_Stated goal_. Return only the lines from the top of the data down to the one that holds "160, 180, 200]", both included, without any pictures.

_Dataset records_.
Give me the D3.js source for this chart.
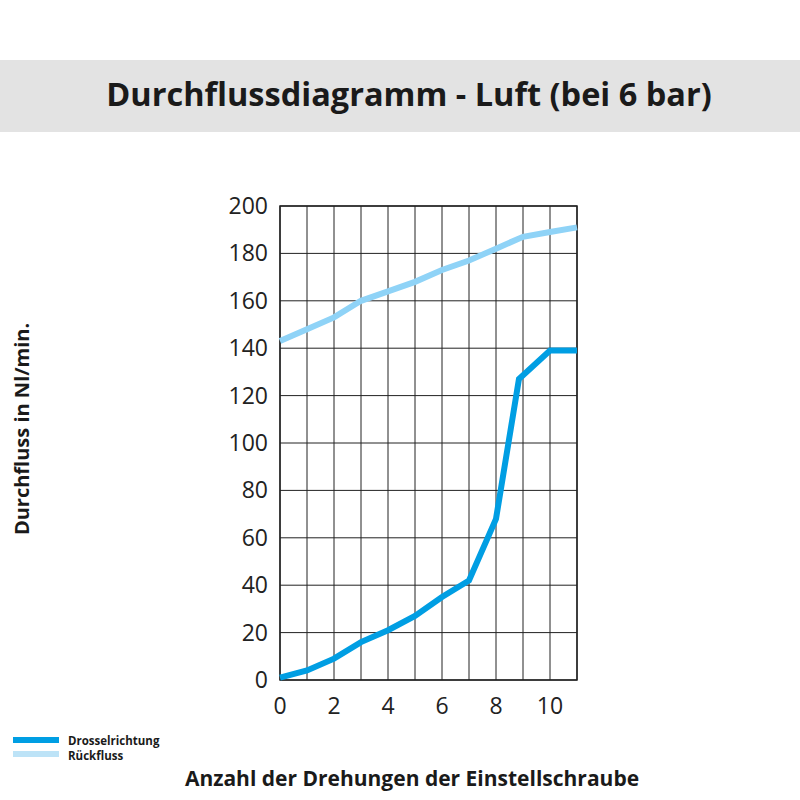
<!DOCTYPE html>
<html><head><meta charset="utf-8">
<script src="https://cdn.jsdelivr.net/npm/d3@7"></script>
<style>body{margin:0;background:#fff}text{font-family:"Open Sans",sans-serif}</style>
</head><body><svg id="c" width="800" height="800"></svg>
<script>
const drosselX = [0, 1, 2, 3, 4, 5, 6, 7, 8, 8.85, 10, 11]
const drosselY = [1, 4, 9, 16, 21, 27, 35, 42, 68, 127, 139, 139]
const rueckX = [0, 1, 2, 3, 4, 5, 6, 7, 8, 9, 10, 11]
const rueckY = [143, 148, 153, 160, 164, 168, 173, 177, 182, 187, 189, 191]
const xTicks = [0, 2, 4, 6, 8, 10]
const yTicks = [0, 20, 40, 60, 80, 100, 120, 140, 160, 180, 200]

const svg = d3.select('#c')
svg.append('rect').attr('x', 0).attr('y', 60).attr('width', 800).attr('height', 72).attr('fill', '#e3e3e3')
svg.append('text').attr('x', 409).attr('y', 106).attr('text-anchor', 'middle')
  .attr('font-size', 32.5).attr('font-weight', 'bold').attr('fill', '#1a1a1a')
  .text('Durchflussdiagramm - Luft (bei 6 bar)')

const x = d3.scaleLinear().domain([0, 11]).range([280, 577])
const y = d3.scaleLinear().domain([0, 200]).range([680, 206])
const g = svg.append('g')

g.selectAll('.vg').data(d3.range(0, 12)).join('line')
  .attr('x1', d => x(d)).attr('x2', d => x(d)).attr('y1', y(0)).attr('y2', y(200))
  .attr('stroke', '#222').attr('stroke-width', 1)
g.selectAll('.hg').data(yTicks).join('line')
  .attr('x1', x(0)).attr('x2', x(11)).attr('y1', d => y(d)).attr('y2', d => y(d))
  .attr('stroke', '#222').attr('stroke-width', 1)
g.append('rect').attr('x', x(0)).attr('y', y(200)).attr('width', x(11) - x(0)).attr('height', y(0) - y(200))
  .attr('fill', 'none').attr('stroke', '#222').attr('stroke-width', 1.5)

g.selectAll('.yl').data(yTicks).join('text')
  .attr('x', 268).attr('y', d => y(d) + 8).attr('text-anchor', 'end')
  .attr('font-size', 23).attr('fill', '#222').text(d => d)
g.selectAll('.xl').data(xTicks).join('text')
  .attr('x', d => x(d)).attr('y', 714).attr('text-anchor', 'middle')
  .attr('font-size', 23).attr('fill', '#222').text(d => d)

const line = d3.line().x(d => x(d[0])).y(d => y(d[1]))
g.append('path').datum(d3.zip(rueckX, rueckY)).attr('d', line)
  .attr('fill', 'none').attr('stroke', '#8fd3f7').attr('stroke-width', 6)
g.append('path').datum(d3.zip(drosselX, drosselY)).attr('d', line)
  .attr('fill', 'none').attr('stroke', '#009ee3').attr('stroke-width', 6)

svg.append('text').attr('transform', 'translate(29,429) rotate(-90)').attr('text-anchor', 'middle')
  .attr('font-size', 20).attr('font-weight', 'bold').attr('fill', '#1a1a1a').text('Durchfluss in Nl/min.')
svg.append('text').attr('x', 412).attr('y', 786).attr('text-anchor', 'middle')
  .attr('font-size', 21).attr('font-weight', 'bold').attr('fill', '#1a1a1a').text('Anzahl der Drehungen der Einstellschraube')

const legend = [['Drosselrichtung', '#009ee3'], ['Rückfluss', '#bde3f7']]
legend.forEach((l, i) => {
  svg.append('rect').attr('x', 13).attr('y', 737 + i * 14).attr('width', 46).attr('height', 6).attr('fill', l[1])
  svg.append('text').attr('x', 68).attr('y', 745 + i * 14.5).attr('font-size', 11.5).attr('font-weight', 'bold')
    .attr('fill', '#1a1a1a').text(l[0])
})
</script></body></html>
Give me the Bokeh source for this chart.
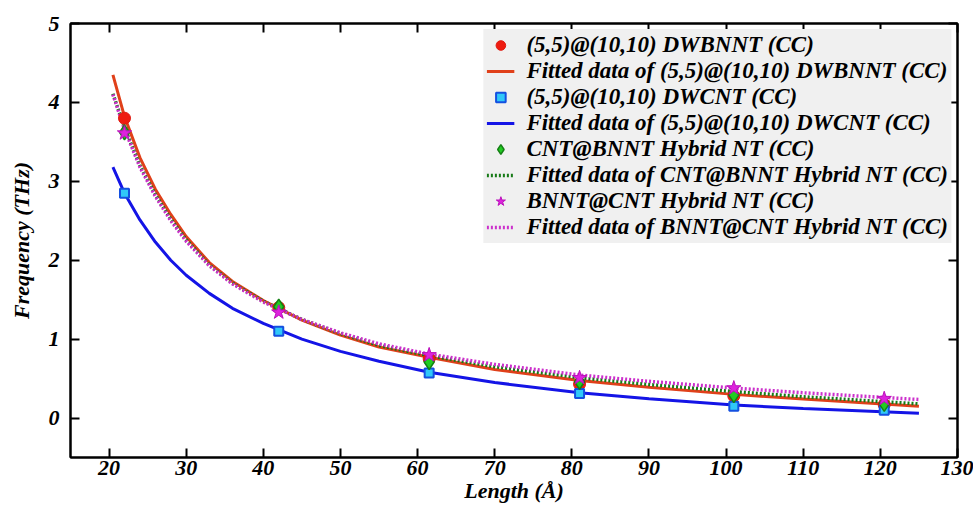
from bokeh.plotting import figure
from bokeh.models import (Range1d, LinearAxis, Legend, LegendItem, FixedTicker,
                          CustomLabelingPolicy)
from bokeh.embed import file_html
from bokeh.resources import INLINE

# ---- data ----
length = [22, 42, 61.5, 81, 101, 120.5]
dwbnnt = [3.80, 1.40, 0.75, 0.43, 0.28, 0.17]
dwcnt = [2.85, 1.10, 0.57, 0.31, 0.15, 0.10]
cnt_bnnt = [3.62, 1.41, 0.71, 0.46, 0.29, 0.18]
bnnt_cnt = [3.61, 1.34, 0.80, 0.51, 0.38, 0.245]

fit_length = [20.5, 22, 24, 26, 28, 30, 33, 36, 40, 45, 50, 55, 61.5, 70, 81, 90, 101, 110, 125]
fit_dwbnnt = [4.35, 3.82, 3.30, 2.90, 2.58, 2.30, 1.97, 1.73, 1.49, 1.24, 1.05, 0.90, 0.77, 0.615, 0.475, 0.39, 0.30, 0.24, 0.15]
fit_dwcnt = [3.18, 2.85, 2.51, 2.23, 2.00, 1.81, 1.58, 1.39, 1.20, 1.00, 0.845, 0.72, 0.58, 0.45, 0.32, 0.245, 0.165, 0.12, 0.06]
fit_cnt_bnnt = [4.11, 3.68, 3.20, 2.83, 2.52, 2.26, 1.94, 1.71, 1.48, 1.25, 1.07, 0.92, 0.79, 0.65, 0.51, 0.425, 0.335, 0.27, 0.18]
fit_bnnt_cnt = [4.10, 3.66, 3.18, 2.81, 2.50, 2.24, 1.93, 1.70, 1.47, 1.25, 1.08, 0.94, 0.81, 0.68, 0.545, 0.465, 0.38, 0.32, 0.235]

x_ticks = [20, 30, 40, 50, 60, 70, 80, 90, 100, 110, 120, 130]
y_ticks = [0, 1, 2, 3, 4, 5]

labels = [
    "(5,5)@(10,10) DWBNNT (CC)",
    "Fitted data of (5,5)@(10,10) DWBNNT (CC)",
    "(5,5)@(10,10) DWCNT (CC)",
    "Fitted data of (5,5)@(10,10) DWCNT (CC)",
    "CNT@BNNT Hybrid NT (CC)",
    "Fitted data of CNT@BNNT Hybrid NT (CC)",
    "BNNT@CNT Hybrid NT (CC)",
    "Fitted data of BNNT@CNT Hybrid NT (CC)",
]

FONT = "Liberation Serif"
FS = "22px"

p = figure(width=973, height=505, output_backend="svg", toolbar_location=None,
           x_range=Range1d(15, 130), y_range=Range1d(-0.5, 5),
           min_border_left=70, min_border_right=16, min_border_top=23, min_border_bottom=48)
p.background_fill_color = "white"
p.border_fill_color = "white"
p.grid.visible = False
p.outline_line_color = "black"
p.outline_line_width = 2

no_labels = CustomLabelingPolicy(code="""
    try {
      for (let k = 0; k < indices.size; k++) indices.unset(k)
    } catch (e) {}
    return indices
""")

def style_axis(ax, ticks, show_labels=True):
    ax.ticker = FixedTicker(ticks=ticks)
    ax.axis_line_color = "black"
    ax.axis_line_width = 2
    ax.major_tick_line_color = "black"
    ax.major_tick_line_width = 2
    ax.major_tick_in = 9
    ax.major_tick_out = 0
    ax.minor_tick_line_color = None
    ax.major_label_text_font = FONT
    ax.major_label_text_font_style = "bold italic"
    ax.major_label_text_color = "black"
    ax.axis_label_text_font = FONT
    ax.axis_label_text_font_style = "bold italic"
    ax.axis_label_text_font_size = FS
    ax.axis_label_text_color = "black"
    if show_labels:
        ax.major_label_text_font_size = FS
    else:
        ax.major_label_text_font_size = "1px"
        ax.major_label_standoff = 0
        ax.major_label_policy = no_labels

xa = p.xaxis[0]
style_axis(xa, x_ticks)
xa.axis_label = "Length (Å)"
xa.major_label_standoff = 3
xa.axis_label_standoff = 0

ya = p.yaxis[0]
style_axis(ya, y_ticks)
ya.axis_label = "Frequency (THz)"
ya.major_label_standoff = 11
ya.axis_label_standoff = 12

top = LinearAxis()
style_axis(top, x_ticks, show_labels=False)
p.add_layout(top, "above")

right = LinearAxis()
style_axis(right, y_ticks, show_labels=False)
p.add_layout(right, "right")

# fitted curves
l1 = p.line(fit_length, fit_dwbnnt, line_color="#e0401a", line_width=3)
l2 = p.line(fit_length, fit_dwcnt, line_color="#1414e6", line_width=3)
l3 = p.line(fit_length, fit_cnt_bnnt, line_color="#167a16", line_width=3.5, line_dash="2 2")
l4 = p.line(fit_length, fit_bnnt_cnt, line_color="#cc30cc", line_width=3.5, line_dash="2 2")

# data points
s1 = p.scatter(length, dwbnnt, marker="circle", size=12, fill_color="#ee1c10", line_color="#e01a10")
s2 = p.scatter(length, dwcnt, marker="square", size=9, fill_color="#30c8f8", line_color="#1450e0", line_width=2)
s3 = p.scatter(length, cnt_bnnt, marker="diamond", size=15, fill_color="#22cc22", line_color="#158015", line_width=1.5)
s4 = p.scatter(length, bnnt_cnt, marker="star", size=15, fill_color="#dd22dd", line_color="#bb10bb", line_width=1)

items = [LegendItem(label=lab, renderers=[r]) for lab, r in
         zip(labels, [s1, l1, s2, l2, s3, l3, s4, l4])]
legend = Legend(items=items, location="top_right")
legend.background_fill_color = "#f0f0f0"
legend.background_fill_alpha = 1
legend.border_line_alpha = 0
legend.label_text_font = FONT
legend.label_text_font_style = "bold italic"
legend.label_text_font_size = "23px"
legend.label_text_color = "black"
legend.label_height = 24
legend.glyph_height = 24
legend.glyph_width = 28
legend.label_standoff = 12
legend.spacing = 0
legend.padding = 3
legend.margin = 6
p.add_layout(legend, "center")

open("out.html", "w").write(file_html(p, INLINE))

_Full output_.
Give me the D3.js source for this chart.
<!DOCTYPE html>
<html><head><meta charset="utf-8">
<script src="https://cdn.jsdelivr.net/npm/d3@7"></script>
<style>body{margin:0;background:#fff}text{font-family:"Open Sans",sans-serif}</style>
</head><body><svg id="c" width="800" height="800"></svg>
<script>
const drosselX = [0, 1, 2, 3, 4, 5, 6, 7, 8, 8.85, 10, 11]
const drosselY = [1, 4, 9, 16, 21, 27, 35, 42, 68, 127, 139, 139]
const rueckX = [0, 1, 2, 3, 4, 5, 6, 7, 8, 9, 10, 11]
const rueckY = [143, 148, 153, 160, 164, 168, 173, 177, 182, 187, 189, 191]
const xTicks = [0, 2, 4, 6, 8, 10]
const yTicks = [0, 20, 40, 60, 80, 100, 120, 140, 160, 180, 200]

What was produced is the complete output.